A critical interval in any well that is drilled through a salt canopy is the salt exit point. Numerous wells have lost days of productive time due to well control issues when exiting the salt. Methods to mitigate the risk include setting casing just above the predicted base of the salt to allow mud weight to be reduced for salt exit, and a “ground hog” strategy that involves drilling small sections of the interval immediately below the salt to evaluate pore pressure conditions before drilling ahead.
“These geomechanical complexities can be modeled pre-drill using 3D finite element analysis,” Mr Cullen explained. “The 3D FEA simulations are the only way to account for the influence of the creep behavior of salt on the stress state in the vicinity of a salt body.”

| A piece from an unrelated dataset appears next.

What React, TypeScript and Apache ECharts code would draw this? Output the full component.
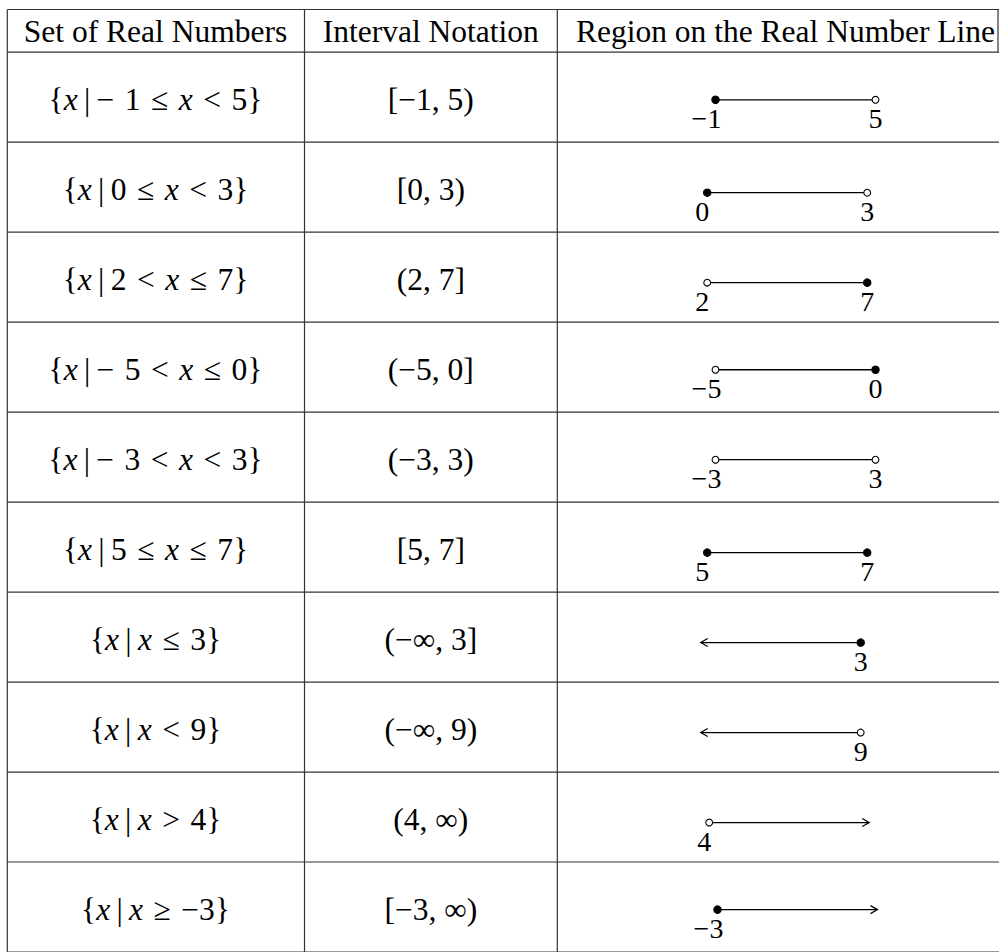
import React, { useEffect, useRef } from "react";
import * as echarts from "echarts";

// ---------- data ----------
const headers = ["Set of Real Numbers", "Interval Notation", "Region on the Real Number Line"];
const setNotations = [
  "{x | − 1 ≤ x < 5}",
  "{x | 0 ≤ x < 3}",
  "{x | 2 < x ≤ 7}",
  "{x | − 5 < x ≤ 0}",
  "{x | − 3 < x < 3}",
  "{x | 5 ≤ x ≤ 7}",
  "{x | x ≤ 3}",
  "{x | x < 9}",
  "{x | x > 4}",
  "{x | x ≥ −3}",
];
const intervalNotations = [
  "[−1, 5)",
  "[0, 3)",
  "(2, 7]",
  "(−5, 0]",
  "(−3, 3)",
  "[5, 7]",
  "(−∞, 3]",
  "(−∞, 9)",
  "(4, ∞)",
  "[−3, ∞)",
];
const lowerBounds: (number | null)[] = [-1, 0, 2, -5, -3, 5, null, null, 4, -3];
const upperBounds: (number | null)[] = [5, 3, 7, 0, 3, 7, 3, 9, null, null];
const lowerClosed = [true, true, false, false, false, true, false, false, false, true];
const upperClosed = [false, false, true, true, false, true, true, false, false, false];

// ---------- layout ----------
const W = 999;
const H = 952;
const FAMILY = "Liberation Serif";
const TEXT_SIZE = 31.5;
const LABEL_SIZE = 28;
const X_LEFT = 7.3;
const X_COL1 = 304.5;
const X_COL2 = 557.3;
const X_RIGHT = 998;
const TOP = 9.5;
const HEADER_BOTTOM = 52.2;
const ROW_H = 90.5;
const COL1_C = 155.5;
const COL2_C = 430.8;
const COL3_C = 785.5;
const LINE_LEN = 160;
const STROKE = "#333";

const fmt = (v: number) => (v < 0 ? "−" + Math.abs(v) : String(v));
const toRich = (s: string) =>
  s
    .replace(" | ", "\u2009|\u2009")
    .replace(/ /g, "\u2004")
    .replace(/x/g, "{i|x}");

// geometry of a row's number line, relative to the row's centre y
function lineGeom(idx: number, cy: number) {
  const lo = lowerBounds[idx];
  const hi = upperBounds[idx];
  const loMinus = lo != null && lo < 0;
  const hasMinus = loMinus || (hi != null && hi < 0);
  const ly = cy + (hasMinus ? 2.6 : 5.5);
  const center = COL3_C + 1.7 + (loMinus ? 8.3 : 0) + (lo == null ? -6.5 : 0) + (hi == null ? 2 : 0);
  return { lo, hi, loMinus, ly, x0: center - LINE_LEN / 2, x1: center + LINE_LEN / 2 };
}

const txt = (text: string, x: number, y: number, size: number, rich?: any) => ({
  type: "text",
  x,
  y,
  silent: true,
  style: {
    text,
    fontSize: size,
    fontFamily: FAMILY,
    fontWeight: "normal",
    fill: "#000",
    align: "center",
    verticalAlign: "middle",
    ...(rich ? { rich } : {}),
  },
});

const richI = {
  i: { fontStyle: "italic", fontWeight: "normal", fontSize: TEXT_SIZE, fontFamily: FAMILY, fill: "#000" },
};

export default function App() {
  const ref = useRef<HTMLDivElement>(null);
  useEffect(() => {
    if (!ref.current) return;
    const chart = echarts.init(ref.current, undefined, { renderer: "svg", width: W, height: H });
    const rows = setNotations.map((_, i) => i);

    const renderItem = (params: any, api: any) => {
      const idx = api.value(1);
      const cy = api.coord([0, idx])[1];
      const bh = api.size([0, 1])[1];
      const top = cy - bh / 2;
      const bottom = cy + bh / 2;
      const children: any[] = [];
      children.push({ type: "line", shape: { x1: X_LEFT, y1: bottom, x2: W + 20, y2: bottom }, style: { stroke: STROKE, lineWidth: 1.2 } });
      [X_LEFT, X_COL1, X_COL2].forEach((x) =>
        children.push({ type: "line", shape: { x1: x, y1: top, x2: x, y2: bottom }, style: { stroke: STROKE, lineWidth: 1.2 } })
      );
      const g = lineGeom(idx, cy);
      children.push({ type: "line", shape: { x1: g.x0, y1: g.ly, x2: g.x1, y2: g.ly }, style: { stroke: "#000", lineWidth: 1.3 } });
      if (g.lo == null) {
        children.push({ type: "polyline", shape: { points: [[g.x0 + 7, g.ly - 4], [g.x0, g.ly], [g.x0 + 7, g.ly + 4]] }, style: { stroke: "#000", fill: null, lineWidth: 1.2 } });
      } else {
        const c = lowerClosed[idx];
        children.push({ type: "circle", shape: { cx: g.x0, cy: g.ly, r: c ? 3.7 : 3.4 }, style: { fill: c ? "#000" : "#fff", stroke: "#000", lineWidth: 1.1 } });
      }
      if (g.hi == null) {
        children.push({ type: "polyline", shape: { points: [[g.x1 - 7, g.ly - 4], [g.x1, g.ly], [g.x1 - 7, g.ly + 4]] }, style: { stroke: "#000", fill: null, lineWidth: 1.2 } });
      } else {
        const c = upperClosed[idx];
        children.push({ type: "circle", shape: { cx: g.x1, cy: g.ly, r: c ? 3.7 : 3.4 }, style: { fill: c ? "#000" : "#fff", stroke: "#000", lineWidth: 1.1 } });
      }
      return { type: "group", children };
    };

    const headerCenters = [COL1_C, COL2_C, COL3_C];
    const headerY = (TOP + HEADER_BOTTOM) / 2 + 0.5;
    const baseGraphic: any[] = [
      { type: "line", shape: { x1: X_LEFT, y1: TOP, x2: W + 20, y2: TOP }, style: { stroke: STROKE, lineWidth: 1.2 } },
      { type: "line", shape: { x1: X_LEFT, y1: HEADER_BOTTOM, x2: W + 20, y2: HEADER_BOTTOM }, style: { stroke: STROKE, lineWidth: 1.2 } },
      ...[X_LEFT, X_COL1, X_COL2, X_RIGHT].map((x) => ({
        type: "line", shape: { x1: x, y1: TOP, x2: x, y2: HEADER_BOTTOM }, style: { stroke: STROKE, lineWidth: 1.2 },
      })),
      ...headers.map((h, i) => txt(h, headerCenters[i], headerY, TEXT_SIZE)),
    ];

    chart.setOption({
      animation: false,
      backgroundColor: "#fff",
      grid: { left: 0, top: HEADER_BOTTOM, width: W, height: ROW_H * rows.length, containLabel: false },
      xAxis: { type: "value", min: 0, max: W, show: false },
      yAxis: { type: "category", data: rows.map(String), inverse: true, show: false },
      graphic: { elements: baseGraphic },
      series: [
        {
          type: "custom",
          renderItem,
          data: rows.map((r) => [0, r]),
          encode: { x: 0, y: 1 },
          clip: false,
          silent: true,
        },
      ],
    });

    // cell texts, placed through the row axis
    const rowTexts: any[] = [];
    rows.forEach((idx) => {
      const cy = (chart.convertToPixel({ gridIndex: 0 }, [0, idx]) as number[])[1];
      rowTexts.push(txt(toRich(setNotations[idx]), COL1_C, cy + 2, TEXT_SIZE, richI));
      rowTexts.push(txt(intervalNotations[idx], COL2_C, cy + 2, TEXT_SIZE));
      const g = lineGeom(idx, cy);
      if (g.lo != null) rowTexts.push(txt(fmt(g.lo), g.x0 + (g.loMinus ? -9 : -5), g.ly + 19, LABEL_SIZE));
      if (g.hi != null) rowTexts.push(txt(fmt(g.hi), g.x1, g.ly + 19, LABEL_SIZE));
    });
    chart.setOption({ graphic: { elements: [...baseGraphic, ...rowTexts] } }, { replaceMerge: ["graphic"] });

    return () => chart.dispose();
  }, []);
  return <div ref={ref} style={{ position: "fixed", left: 0, top: 0, width: W, height: H, background: "#fff" }} />;
}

Like the new seismic imaging technologies, FEA has only recently become viable with the availability of program “parallization” and economical massive computer capacity. The balance between the high mud weight required when drilling through the salt and the low mud weight required to avoid losses immediately outside the salt body can be based on realistic predictions, Mr Cullen noted.
With information available in 3D, as well as using straightforward methods to map the simulation results onto a well trajectory, wellbore stability can be assessed for a number of well trajectory options, optimizing the salt exit location from a mechanical point of view as well as highlighting subsalt drilling hazards.
“Recent technological advances in seismic imaging, pore pressure prediction and geomechanical modeling have had a commercial impact on the exploration and development of offshore resources by improving drilling efficiency to reduce finding and development costs,” Mr Cullen said. “This has been made possible largely through investment by operators and service companies to develop new tools and surveying methods coupled with advanced algorithms and massive computing facilities.
“Continued investment in these areas will contribute to further drilling optimization to reach the extreme and ever-increasing depths of the subsalt hydrocarbon reservoirs,” he concluded.